En date du 13 janvier 2022, 85 % des Québécois ont reçu au moins une dose de vaccin (92 % de la population de plus de 12 ans), et 78 % avaient reçu deux doses (88,9 % parmi les plus de 12 ans). Les données pour la troisième dose, maintenant accessible pour toute la population adulte québécoise, ne sont pas disponibles sur le site de l’Institut national de la santé publique du Québec (INSPQ).
François Legault a répété à plusieurs reprises pendant la conférence de presse que la moitié des lits des unités de soins intensifs des hôpitaux étaient occupés par des patients non-vaccinés contre le Covid-19. Il n’a toutefois pas précisé si ces personnes n’avaient reçu aucun vaccin ou seulement un. L’INSPQ indique qu’il y a un total de 275 personnes hospitalisées aux soins intensifs pour un diagnostic de Covid, pour une population de 8 millions d’habitants.
Les médecins contre cette mesure « discriminatoire »
L’annonce de François Legault a suscité diverses réactions, entre autres celle des Médecins québécois pour le régime public (MQRP), qui juge la mesure « discriminatoire » et « inacceptable ».
« Imputer les problèmes actuels du système de santé à la population non vaccinée est un raccourci bien douteux », remarque ces médecins dans une lettre ouverte. « Plusieurs facteurs mettent les gens à risque de se retrouver malades et de devoir être soignés dans le système de santé public – sédentarité, usage de substance. »
Selon le MQRP, le système de santé québécois était déjà « à bout de souffle » avant que la pandémie ne frappe la province. Ceci était le résultat des « 30 dernières années de gestion erratique et de sous-financement chronique public des soins de santé ».

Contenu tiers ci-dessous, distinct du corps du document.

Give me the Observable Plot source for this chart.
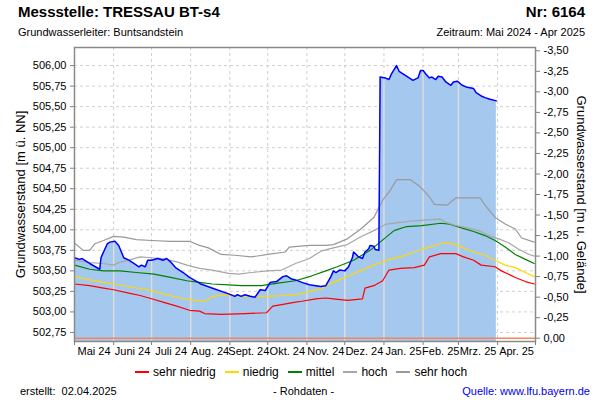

Cette taxe est-elle légale ?
Le « vaccimpôt » pose aussi des questions d’ordre législatif, ainsi que le remarque Louis-Philippe Lampron, professeur de droit à l’Université Laval en entrevue à La Presse : « La colonne vertébrale du droit de la santé, c’est d’accepter ou de refuser un traitement qui [nous] est offert ». Pour ce juriste, cette taxe, de même que le passeport vaccinal, posent « des enjeux au niveau du respect de la Charte [des droits et libertés de la personne] ». Ces mesures punitives pourront être contestées en Cour, toutefois le processus peut être long et prendre jusqu’à un an et demi avant qu’un juge ne rende sa décision.
À l’Association canadienne des libertés civiles, la directrice du programme des libertés fondamentales et avocate générale par intérim, Cara Zwibel, explique : « Au Canada, nous avons un système de santé publique universel. On n’y inflige pas d’amende aux individus qui font de piètres choix en matière d’alimentation et d’exercice physique, pas plus qu’à ceux qui choisissent un métier ou un loisir à risque élevé. »
De son côté, le Parti Québécois demande un débat et des consultations sur cette « taxe santé », ainsi que, selon un communiqué, pour toutes les « mesures sanitaires qui ont des impacts significatifs sur la population, notamment le couvre-feu, la fermeture des commerces le dimanche et l’étendue de l’application du passeport vaccinal ».
« Presque deux ans après le début de la crise, il est inconcevable qu’on esquive les nécessaires discussions avec les partis d’opposition, et qu’on se prive de l’avis et de l’analyse des experts », remarque le député des Îles-de-la-Madeleine, chef parlementaire et porte-parole du Parti Québécois en matière de santé, Joël Arseneau.
Menaces et restrictions
L’annonce de la nouvelle taxe s’inscrit dans la lignée des dernières mesures mises en place en ce début d’année par le gouvernement du Québec pour restreindre les libertés des personnes refusant le vaccin. En l’espace de quelques jours, les Québécois non vaccinés ont appris qu’ils n’auraient plus le droit d’acheter de l’alcool et du cannabis dans les succursales gérées par la Société des alcools du Québec (SAQ) et sa filiale SQDC. Ils ne peuvent plus avoir accès à certains commerces dits « non essentiels ». Enfin, au 13 janvier, on leur a annoncé qu’ils n’auront plus le droit d’entrer dans les grandes surfaces de plus de 1 500 mètres carrés à partir du 24 janvier prochain.